The ‘Red Tape Monster’ strikes again

The ‘Red Tape Monster’ strikes again

This morning I went to a consultation put on by the Australian Charities and Not-For-Profit Commission (ACNC) about the new regulatory framework that is being proposed for charities.  The room was full of interested parties.

I won’t go into great detail on the proposed changes – you can find out more here.  In a very brief nutshell, the commission aims to consolidate and simplify much of the regulation for the charities sector from July 2012, and then potentially extend it to the not-for-profit sector from 2014.  Most smaller not-for-profits, even those with Deductible Gift Recipient (DGR) status, will therefore be unaffected for the foreseeable future.

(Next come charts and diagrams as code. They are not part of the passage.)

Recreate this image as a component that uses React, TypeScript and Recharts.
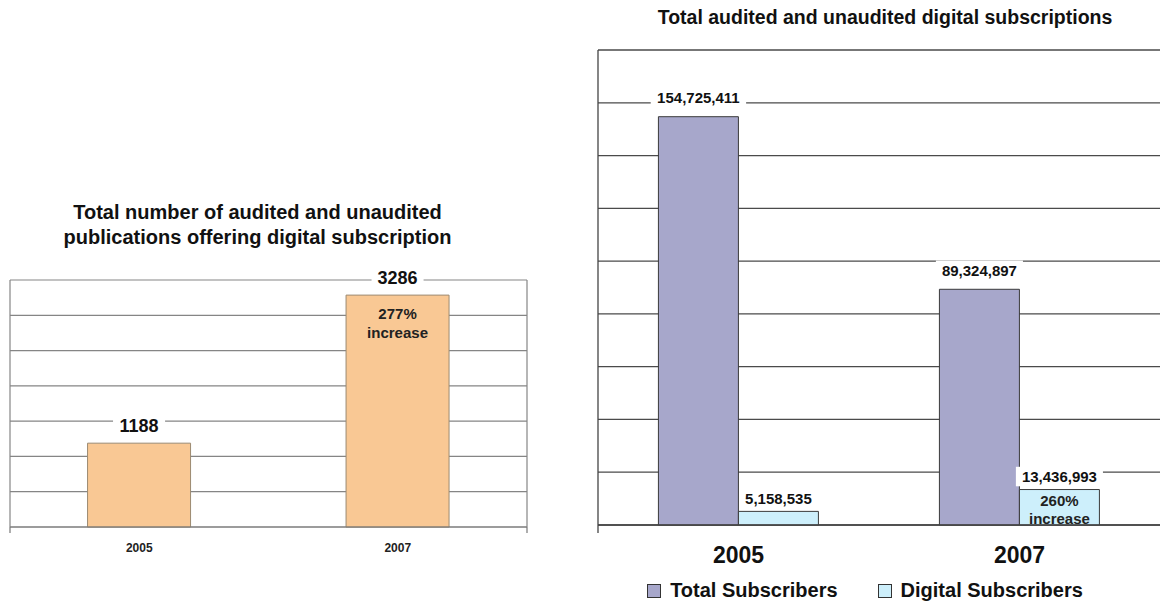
import React from "react";
import { BarChart, Bar, XAxis, YAxis, CartesianGrid, LabelList, Legend } from "recharts";

// left chart: publications offering digital subscription
const pubYears = ["2005", "2007"];
const pubCounts = [1188, 3286];
const pubNotes = ["", "277% increase"];
const pubTicks = [0, 500, 1000, 1500, 2000, 2500, 3000, 3500];

// right chart: subscribers
const subYears = ["2005", "2007"];
const seriesNames = ["Total Subscribers", "Digital Subscribers"];
const totalSubscribers = [154725411, 89324897];
const digitalSubscribers = [5158535, 13436993];
const digitalNotes = ["", "260% increase"];
const subTicks = [0, 20e6, 40e6, 60e6, 80e6, 100e6, 120e6, 140e6, 160e6, 180e6];

// boundaries between the two categories, for the small marks under the baseline
const frameTicks = [0, 1, 2];

const pubData = pubYears.map((year, i) => ({ year, count: pubCounts[i], note: pubNotes[i] }));
const subData = subYears.map((year, i) => ({
  year,
  total: totalSubscribers[i],
  digital: digitalSubscribers[i],
  note: digitalNotes[i],
}));

const FONT = '"Liberation Sans", Arial, Helvetica, sans-serif';
const blank = () => "";

function textWidth(s: string, size: number) {
  let w = 0;
  for (const c of s) w += c === "," || c === "." ? 0.278 : /[0-9]/.test(c) ? 0.556 : 0.6;
  return w * size;
}

// value above the bar, on a white patch so gridlines break around it
function ValueTag(props: any) {
  const { x, y, width, value, lift, size, comma } = props;
  const text = comma ? Number(value).toLocaleString("en-US") : String(value);
  const cx = Number(x) + Number(width) / 2;
  const cy = Number(y) - lift;
  const w = textWidth(text, size) + 12;
  return (
    <g>
      <rect x={cx - w / 2} y={cy - size * 0.65} width={w} height={size * 1.3} fill="#fff" />
      <text
        x={cx}
        y={cy}
        textAnchor="middle"
        dominantBaseline="central"
        fontFamily={FONT}
        fontWeight={700}
        fontSize={size}
        fill="#111"
      >
        {text}
      </text>
    </g>
  );
}

// "xxx% increase" written inside the top of a bar
function NoteTag(props: any) {
  const { x, y, width, value, first, size, step } = props;
  if (!value) return null;
  const cx = Number(x) + Number(width) / 2;
  const lines = String(value).split(" ");
  return (
    <text textAnchor="middle" fontFamily={FONT} fontWeight={700} fontSize={size} fill="#222">
      {lines.map((l, i) => (
        <tspan key={i} x={cx} y={Number(y) + first + i * step} dominantBaseline="central">
          {l}
        </tspan>
      ))}
    </text>
  );
}

function SubLegend({ payload }: any) {
  return (
    <div
      style={{
        display: "flex",
        justifyContent: "center",
        gap: 40,
        fontFamily: FONT,
        fontWeight: 700,
        fontSize: 20,
        color: "#111",
      }}
    >
      {(payload || []).map((item: any) => (
        <span key={item.value} style={{ display: "flex", alignItems: "center", gap: 9 }}>
          <span
            style={{
              width: 12,
              height: 12,
              background: item.color,
              border: "1px solid #333",
              display: "inline-block",
            }}
          />
          {item.value}
        </span>
      ))}
    </div>
  );
}

export default function App() {
  return (
    <div style={{ position: "absolute", left: 0, top: 0, width: 1160, height: 602, background: "#fff", overflow: "hidden" }}>
      <div
        style={{
          position: "absolute",
          left: 0,
          top: 200,
          width: 515,
          textAlign: "center",
          fontFamily: FONT,
          fontWeight: 700,
          fontSize: 20,
          lineHeight: "25px",
          color: "#111",
        }}
      >
        Total number of audited and unaudited
        <br />
        publications offering digital subscription
      </div>
      <div
        style={{
          position: "absolute",
          left: 610,
          top: 5,
          width: 550,
          textAlign: "center",
          fontFamily: FONT,
          fontWeight: 700,
          fontSize: 19.5,
          lineHeight: "24px",
          color: "#111",
        }}
      >
        Total audited and unaudited digital subscriptions
      </div>

      <div style={{ position: "absolute", left: 0, top: 260 }}>
        <BarChart
          width={540}
          height={320}
          data={pubData}
          margin={{ top: 20, right: 12, left: 9, bottom: 22 }}
          barCategoryGap="30%"
        >
          <CartesianGrid vertical={false} yAxisId="l" xAxisId="cat" stroke="#858585" strokeWidth={1.2} />
          <XAxis
            xAxisId="base"
            type="number"
            domain={[0, 2]}
            ticks={frameTicks}
            tickFormatter={blank}
            height={1}
            tickSize={6}
            stroke="#777"
            strokeWidth={1.2}
          />
          <XAxis
            xAxisId="cat"
            dataKey="year"
            height={30}
            axisLine={false}
            tickLine={false}
            tickSize={0}
            tickMargin={15}
            tick={{ fontFamily: FONT, fontWeight: 700, fontSize: 12, fill: "#222" }}
          />
          <YAxis
            yAxisId="l"
            domain={[0, 3500]}
            ticks={pubTicks}
            width={1}
            tickFormatter={blank}
            tickLine={false}
            stroke="#858585"
            strokeWidth={1.2}
          />
          <YAxis
            yAxisId="r"
            orientation="right"
            domain={[0, 3500]}
            ticks={pubTicks}
            width={1}
            tickFormatter={blank}
            tickLine={false}
            stroke="#858585"
            strokeWidth={1.2}
          />
          <Bar
            dataKey="count"
            xAxisId="cat"
            yAxisId="l"
            fill="#F9C894"
            stroke="#9c8a72"
            strokeWidth={1}
            isAnimationActive={false}
          >
            <LabelList dataKey="count" content={(p: any) => <ValueTag {...p} lift={17} size={18} />} />
            <LabelList dataKey="note" content={(p: any) => <NoteTag {...p} first={18} step={19} size={15} />} />
          </Bar>
        </BarChart>
      </div>

      <div style={{ position: "absolute", left: 590, top: 30 }}>
        <BarChart
          width={570}
          height={572}
          data={subData}
          margin={{ top: 20, right: 0, left: 7, bottom: 30 }}
          barCategoryGap="21.5%"
          barGap={0}
        >
          <CartesianGrid vertical={false} yAxisId="l" xAxisId="cat" stroke="#4a4a4a" strokeWidth={1.3} />
          <XAxis
            xAxisId="base"
            type="number"
            domain={[0, 2]}
            ticks={frameTicks}
            tickFormatter={blank}
            height={1}
            tickSize={8}
            stroke="#444"
            strokeWidth={1.3}
          />
          <XAxis
            xAxisId="cat"
            dataKey="year"
            height={46}
            axisLine={false}
            tickLine={false}
            tickSize={0}
            tickMargin={21}
            tick={{ fontFamily: FONT, fontWeight: 700, fontSize: 23, fill: "#111" }}
          />
          <YAxis
            yAxisId="l"
            domain={[0, 180e6]}
            ticks={subTicks}
            width={1}
            tickFormatter={blank}
            tickLine={false}
            stroke="#444"
            strokeWidth={1.3}
          />
          <Legend
            layout="horizontal"
            verticalAlign="middle"
            align="center"
            itemSorter={(item: any) => seriesNames.indexOf(item.value)}
            wrapperStyle={{ top: 549, left: 0, width: 550 }}
            content={<SubLegend />}
          />
          <Bar
            dataKey="total"
            name={seriesNames[0]}
            xAxisId="cat"
            yAxisId="l"
            fill="#A7A7CB"
            stroke="#3a3a3a"
            strokeWidth={1}
            isAnimationActive={false}
          >
            <LabelList dataKey="total" content={(p: any) => <ValueTag {...p} lift={19} size={15} comma />} />
          </Bar>
          <Bar
            dataKey="digital"
            name={seriesNames[1]}
            xAxisId="cat"
            yAxisId="l"
            fill="#CDEFFB"
            stroke="#3a3a3a"
            strokeWidth={1}
            isAnimationActive={false}
          >
            <LabelList dataKey="digital" content={(p: any) => <ValueTag {...p} lift={13} size={15} comma />} />
            <LabelList dataKey="note" content={(p: any) => <NoteTag {...p} first={11} step={18} size={15} />} />
          </Bar>
        </BarChart>
      </div>
    </div>
  );
}
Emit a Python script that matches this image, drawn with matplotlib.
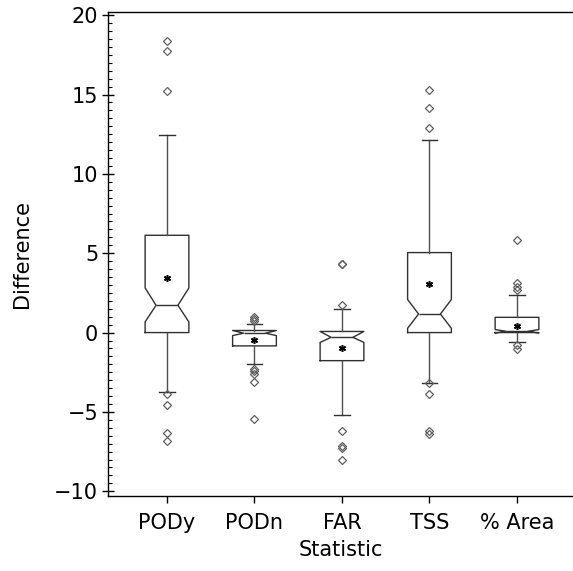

What struck me at the session was a comment from one gentleman about making certain that volunteers were somehow protected from the onerous compliance burden of ‘improvements’, for example on reporting or various applications.  The comment was the only one to draw a wholehearted round of applause from the audience.

He further went on to add that it is the burden of paperwork and compliance that can make it so difficult to attract volunteers into office-bearing positions.

At a grassroots level, what can be done to address this problem?

First, regulators need to look at ways to minimise this burden, and assist volunteers to easily see their way through their obligations.

Another way is for committees to share the burden.  Split the jobs amongst many and support each other.  Leave a trail so that the next person doing the same ‘gig’ has the benefit of your experience.

Going further, you can seek help from your peak body (should you have one) or buddy up with similar groups in your area to nut your way through the maze of red tape.

Short of this, it is often left to extremely dedicated volunteers to skill themselves up through their own efforts, and singlehandedly take on the ‘red tape monster’.